◆ The task ◆
Print the entries below exactly as they appear, from the first line up to and including the line with "const headFont = 'bold 30px ' + family;". Do not print any pictures.

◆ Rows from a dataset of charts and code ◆

◆ ◆ ◆ ◆ ◆

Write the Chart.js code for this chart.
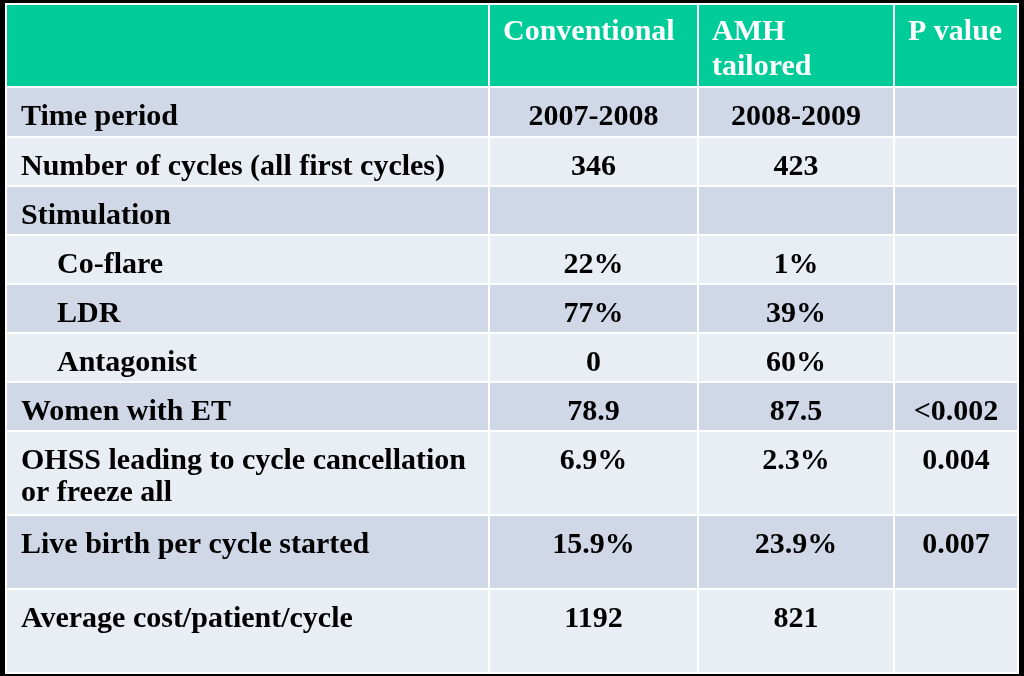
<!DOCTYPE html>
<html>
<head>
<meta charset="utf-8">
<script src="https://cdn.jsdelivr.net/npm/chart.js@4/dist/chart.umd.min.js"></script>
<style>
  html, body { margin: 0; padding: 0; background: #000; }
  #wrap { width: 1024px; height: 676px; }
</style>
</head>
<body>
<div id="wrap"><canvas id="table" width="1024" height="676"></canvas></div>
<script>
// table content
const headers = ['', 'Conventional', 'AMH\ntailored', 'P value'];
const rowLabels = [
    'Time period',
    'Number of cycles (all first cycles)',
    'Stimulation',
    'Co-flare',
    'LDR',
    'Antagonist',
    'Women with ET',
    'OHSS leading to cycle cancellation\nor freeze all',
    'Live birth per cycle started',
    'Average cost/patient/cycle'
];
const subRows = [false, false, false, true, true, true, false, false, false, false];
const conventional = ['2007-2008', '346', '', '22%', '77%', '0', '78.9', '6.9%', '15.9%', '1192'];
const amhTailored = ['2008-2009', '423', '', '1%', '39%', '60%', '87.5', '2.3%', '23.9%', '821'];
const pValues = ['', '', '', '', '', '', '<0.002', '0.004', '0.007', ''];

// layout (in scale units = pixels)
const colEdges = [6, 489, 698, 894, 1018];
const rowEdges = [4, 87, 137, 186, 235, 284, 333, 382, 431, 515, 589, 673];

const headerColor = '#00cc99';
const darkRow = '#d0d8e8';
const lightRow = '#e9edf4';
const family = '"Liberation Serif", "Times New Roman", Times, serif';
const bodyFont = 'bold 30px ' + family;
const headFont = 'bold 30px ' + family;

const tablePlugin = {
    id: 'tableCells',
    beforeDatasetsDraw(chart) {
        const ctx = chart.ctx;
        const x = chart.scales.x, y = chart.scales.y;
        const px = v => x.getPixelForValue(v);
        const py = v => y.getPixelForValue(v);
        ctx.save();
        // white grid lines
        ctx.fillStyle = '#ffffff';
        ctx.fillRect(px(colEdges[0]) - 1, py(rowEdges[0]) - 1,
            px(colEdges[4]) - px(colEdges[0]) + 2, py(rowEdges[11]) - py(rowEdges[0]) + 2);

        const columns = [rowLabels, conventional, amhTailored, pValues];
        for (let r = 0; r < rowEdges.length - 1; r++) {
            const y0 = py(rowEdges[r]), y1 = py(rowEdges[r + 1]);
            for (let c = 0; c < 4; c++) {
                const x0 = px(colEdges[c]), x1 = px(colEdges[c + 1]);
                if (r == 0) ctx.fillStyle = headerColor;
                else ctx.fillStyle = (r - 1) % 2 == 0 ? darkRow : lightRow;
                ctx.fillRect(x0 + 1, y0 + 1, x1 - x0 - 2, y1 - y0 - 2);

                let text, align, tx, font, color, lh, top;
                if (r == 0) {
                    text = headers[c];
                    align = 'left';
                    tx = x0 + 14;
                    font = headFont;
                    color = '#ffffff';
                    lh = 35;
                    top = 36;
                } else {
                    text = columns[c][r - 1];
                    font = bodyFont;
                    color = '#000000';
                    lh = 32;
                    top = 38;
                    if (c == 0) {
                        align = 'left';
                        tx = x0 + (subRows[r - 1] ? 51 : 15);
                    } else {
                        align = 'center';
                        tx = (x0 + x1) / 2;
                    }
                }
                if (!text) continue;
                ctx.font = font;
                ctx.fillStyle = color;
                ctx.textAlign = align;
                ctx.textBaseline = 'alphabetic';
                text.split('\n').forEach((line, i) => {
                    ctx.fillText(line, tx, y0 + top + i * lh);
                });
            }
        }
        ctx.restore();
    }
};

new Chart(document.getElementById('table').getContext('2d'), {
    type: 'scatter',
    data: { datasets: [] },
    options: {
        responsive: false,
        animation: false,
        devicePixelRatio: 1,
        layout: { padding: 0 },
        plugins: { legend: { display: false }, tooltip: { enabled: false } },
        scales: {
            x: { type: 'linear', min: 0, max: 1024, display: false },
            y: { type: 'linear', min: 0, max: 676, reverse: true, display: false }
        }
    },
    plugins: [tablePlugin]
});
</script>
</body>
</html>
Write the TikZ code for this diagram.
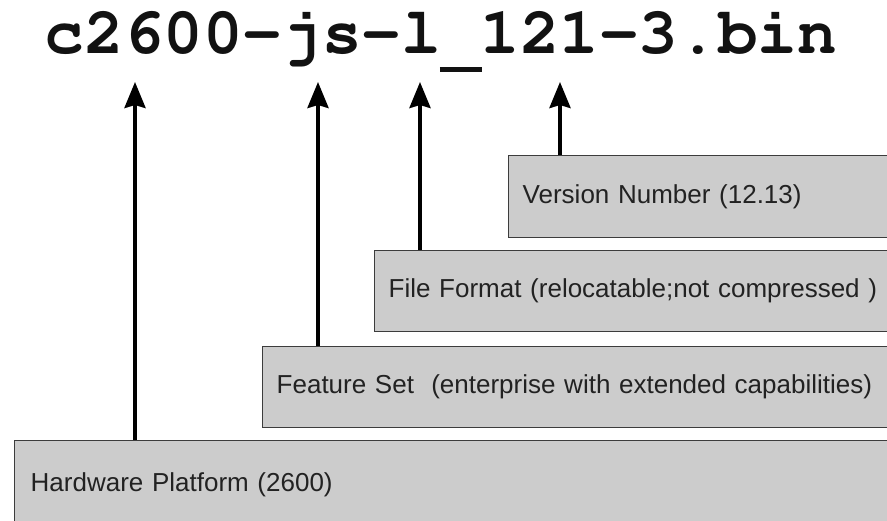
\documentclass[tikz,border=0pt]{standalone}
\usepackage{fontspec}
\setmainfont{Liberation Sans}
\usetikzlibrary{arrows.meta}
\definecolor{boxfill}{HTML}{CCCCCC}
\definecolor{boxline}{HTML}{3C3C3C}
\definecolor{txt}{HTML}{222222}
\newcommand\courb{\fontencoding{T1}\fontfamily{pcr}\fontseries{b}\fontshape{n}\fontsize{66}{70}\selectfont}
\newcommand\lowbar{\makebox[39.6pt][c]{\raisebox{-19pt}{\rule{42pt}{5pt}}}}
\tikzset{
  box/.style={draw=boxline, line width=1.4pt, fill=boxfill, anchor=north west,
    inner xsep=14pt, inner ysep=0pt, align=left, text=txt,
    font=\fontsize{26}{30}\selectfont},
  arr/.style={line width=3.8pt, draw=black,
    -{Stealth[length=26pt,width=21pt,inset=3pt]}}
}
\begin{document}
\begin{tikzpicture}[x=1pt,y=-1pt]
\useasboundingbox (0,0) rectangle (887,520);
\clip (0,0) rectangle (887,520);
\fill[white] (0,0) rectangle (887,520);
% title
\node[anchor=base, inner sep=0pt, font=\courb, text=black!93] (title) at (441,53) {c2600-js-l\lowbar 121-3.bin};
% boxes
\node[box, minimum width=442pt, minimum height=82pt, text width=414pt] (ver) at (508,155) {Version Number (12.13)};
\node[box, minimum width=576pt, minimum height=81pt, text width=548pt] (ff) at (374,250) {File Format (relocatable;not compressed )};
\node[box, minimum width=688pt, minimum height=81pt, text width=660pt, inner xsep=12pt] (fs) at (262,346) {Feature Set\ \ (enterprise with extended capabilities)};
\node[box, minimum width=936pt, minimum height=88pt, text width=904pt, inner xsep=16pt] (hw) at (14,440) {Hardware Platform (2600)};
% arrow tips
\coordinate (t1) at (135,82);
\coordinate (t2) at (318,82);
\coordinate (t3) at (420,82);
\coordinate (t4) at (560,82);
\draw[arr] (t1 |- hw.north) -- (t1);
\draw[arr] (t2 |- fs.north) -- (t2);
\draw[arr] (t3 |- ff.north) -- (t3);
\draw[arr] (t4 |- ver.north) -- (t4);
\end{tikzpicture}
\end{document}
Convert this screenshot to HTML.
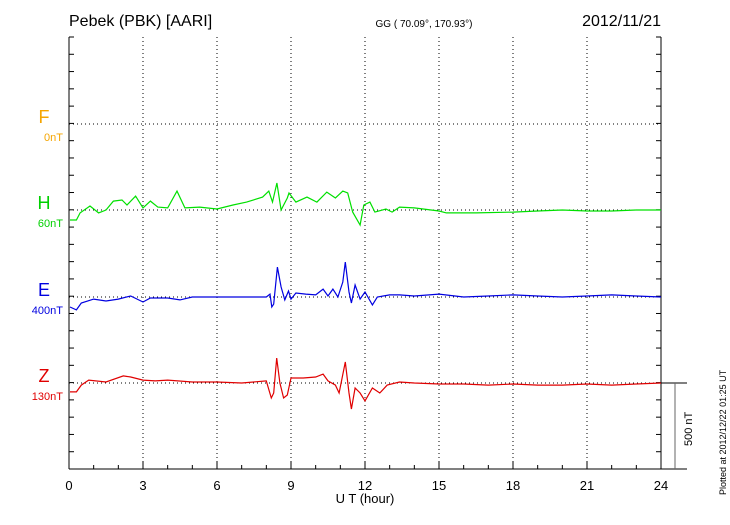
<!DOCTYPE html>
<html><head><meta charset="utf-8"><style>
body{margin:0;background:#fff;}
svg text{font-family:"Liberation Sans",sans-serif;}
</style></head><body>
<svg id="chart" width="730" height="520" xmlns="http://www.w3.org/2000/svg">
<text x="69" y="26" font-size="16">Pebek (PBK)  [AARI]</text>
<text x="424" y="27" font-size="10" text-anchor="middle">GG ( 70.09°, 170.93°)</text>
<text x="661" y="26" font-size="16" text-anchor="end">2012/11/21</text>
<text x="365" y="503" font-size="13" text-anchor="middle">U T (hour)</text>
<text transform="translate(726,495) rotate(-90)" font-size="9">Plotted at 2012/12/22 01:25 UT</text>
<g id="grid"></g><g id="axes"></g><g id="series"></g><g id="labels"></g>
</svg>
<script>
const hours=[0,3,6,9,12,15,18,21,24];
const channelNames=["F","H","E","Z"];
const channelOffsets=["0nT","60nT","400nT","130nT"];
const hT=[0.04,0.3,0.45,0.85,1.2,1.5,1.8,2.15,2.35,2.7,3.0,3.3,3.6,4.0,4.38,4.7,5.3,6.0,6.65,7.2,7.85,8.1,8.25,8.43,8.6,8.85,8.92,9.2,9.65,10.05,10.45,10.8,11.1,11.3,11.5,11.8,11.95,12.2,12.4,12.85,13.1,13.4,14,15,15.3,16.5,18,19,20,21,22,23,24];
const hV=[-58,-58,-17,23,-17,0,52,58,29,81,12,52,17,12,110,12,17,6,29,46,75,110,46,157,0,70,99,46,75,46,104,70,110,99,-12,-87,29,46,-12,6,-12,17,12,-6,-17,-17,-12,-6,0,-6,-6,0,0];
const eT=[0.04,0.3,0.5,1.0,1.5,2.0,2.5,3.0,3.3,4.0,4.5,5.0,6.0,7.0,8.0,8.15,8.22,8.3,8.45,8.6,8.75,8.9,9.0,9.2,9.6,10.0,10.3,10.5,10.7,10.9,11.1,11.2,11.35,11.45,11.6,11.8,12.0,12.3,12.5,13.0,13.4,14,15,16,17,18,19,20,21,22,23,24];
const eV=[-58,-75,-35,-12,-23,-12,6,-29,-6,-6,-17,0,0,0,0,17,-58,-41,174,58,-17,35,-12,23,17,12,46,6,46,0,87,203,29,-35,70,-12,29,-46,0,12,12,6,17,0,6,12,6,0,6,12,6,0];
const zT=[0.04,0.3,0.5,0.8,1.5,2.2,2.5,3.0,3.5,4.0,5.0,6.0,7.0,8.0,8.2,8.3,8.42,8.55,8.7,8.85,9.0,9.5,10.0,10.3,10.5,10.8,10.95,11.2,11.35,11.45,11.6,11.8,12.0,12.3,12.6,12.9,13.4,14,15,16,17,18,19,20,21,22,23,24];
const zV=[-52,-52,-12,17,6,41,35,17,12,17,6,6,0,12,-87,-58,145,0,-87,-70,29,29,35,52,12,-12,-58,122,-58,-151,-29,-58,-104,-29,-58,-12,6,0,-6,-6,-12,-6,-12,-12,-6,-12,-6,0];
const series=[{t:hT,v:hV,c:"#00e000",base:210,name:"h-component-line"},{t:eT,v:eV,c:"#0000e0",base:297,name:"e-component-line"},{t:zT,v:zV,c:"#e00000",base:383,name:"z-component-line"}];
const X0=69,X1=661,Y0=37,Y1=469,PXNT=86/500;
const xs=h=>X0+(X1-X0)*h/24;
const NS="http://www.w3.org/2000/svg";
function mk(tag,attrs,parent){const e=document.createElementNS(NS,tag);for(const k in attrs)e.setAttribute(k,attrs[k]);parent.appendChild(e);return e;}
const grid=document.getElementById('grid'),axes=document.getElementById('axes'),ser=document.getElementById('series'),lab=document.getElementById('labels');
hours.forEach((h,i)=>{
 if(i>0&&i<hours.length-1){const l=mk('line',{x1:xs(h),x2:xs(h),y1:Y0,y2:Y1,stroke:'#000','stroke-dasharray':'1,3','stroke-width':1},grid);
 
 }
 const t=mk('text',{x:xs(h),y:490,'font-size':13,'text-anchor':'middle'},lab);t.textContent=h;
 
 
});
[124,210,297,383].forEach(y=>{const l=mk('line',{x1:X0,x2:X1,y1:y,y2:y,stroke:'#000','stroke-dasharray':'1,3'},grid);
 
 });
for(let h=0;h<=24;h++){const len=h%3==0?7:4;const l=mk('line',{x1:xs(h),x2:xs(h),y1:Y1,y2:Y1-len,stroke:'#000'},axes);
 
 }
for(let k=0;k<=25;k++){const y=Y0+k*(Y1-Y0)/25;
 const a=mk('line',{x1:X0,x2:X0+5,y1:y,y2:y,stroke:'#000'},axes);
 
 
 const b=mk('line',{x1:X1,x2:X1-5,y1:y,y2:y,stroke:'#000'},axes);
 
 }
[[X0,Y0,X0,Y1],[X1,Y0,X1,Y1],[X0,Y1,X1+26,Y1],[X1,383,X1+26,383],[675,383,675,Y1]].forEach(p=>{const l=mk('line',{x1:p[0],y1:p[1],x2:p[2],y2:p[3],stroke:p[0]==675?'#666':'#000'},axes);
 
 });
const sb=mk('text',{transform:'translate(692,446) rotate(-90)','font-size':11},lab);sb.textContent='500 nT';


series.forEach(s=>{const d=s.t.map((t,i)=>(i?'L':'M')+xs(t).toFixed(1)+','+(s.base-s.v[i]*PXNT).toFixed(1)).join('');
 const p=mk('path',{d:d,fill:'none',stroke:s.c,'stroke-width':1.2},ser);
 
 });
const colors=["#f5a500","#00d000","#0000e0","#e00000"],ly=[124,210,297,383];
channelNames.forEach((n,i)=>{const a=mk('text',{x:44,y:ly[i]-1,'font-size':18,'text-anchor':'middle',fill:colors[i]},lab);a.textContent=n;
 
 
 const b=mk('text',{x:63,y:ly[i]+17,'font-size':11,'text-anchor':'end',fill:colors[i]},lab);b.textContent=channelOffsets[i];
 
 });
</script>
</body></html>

◆ ◆ ◆ ◆ ◆

◆ Response to the task ◆
Write the Chart.js code for this chart.
<!DOCTYPE html>
<html>
<head>
<meta charset="utf-8">
<script src="https://cdn.jsdelivr.net/npm/chart.js@4/dist/chart.umd.min.js"></script>
<style>
  html, body { margin: 0; padding: 0; background: #000; }
  #wrap { width: 1024px; height: 676px; }
</style>
</head>
<body>
<div id="wrap"><canvas id="table" width="1024" height="676"></canvas></div>
<script>
// table content
const headers = ['', 'Conventional', 'AMH\ntailored', 'P value'];
const rowLabels = [
    'Time period',
    'Number of cycles (all first cycles)',
    'Stimulation',
    'Co-flare',
    'LDR',
    'Antagonist',
    'Women with ET',
    'OHSS leading to cycle cancellation\nor freeze all',
    'Live birth per cycle started',
    'Average cost/patient/cycle'
];
const subRows = [false, false, false, true, true, true, false, false, false, false];
const conventional = ['2007-2008', '346', '', '22%', '77%', '0', '78.9', '6.9%', '15.9%', '1192'];
const amhTailored = ['2008-2009', '423', '', '1%', '39%', '60%', '87.5', '2.3%', '23.9%', '821'];
const pValues = ['', '', '', '', '', '', '<0.002', '0.004', '0.007', ''];

// layout (in scale units = pixels)
const colEdges = [6, 489, 698, 894, 1018];
const rowEdges = [4, 87, 137, 186, 235, 284, 333, 382, 431, 515, 589, 673];

const headerColor = '#00cc99';
const darkRow = '#d0d8e8';
const lightRow = '#e9edf4';
const family = '"Liberation Serif", "Times New Roman", Times, serif';
const bodyFont = 'bold 30px ' + family;
const headFont = 'bold 30px ' + family;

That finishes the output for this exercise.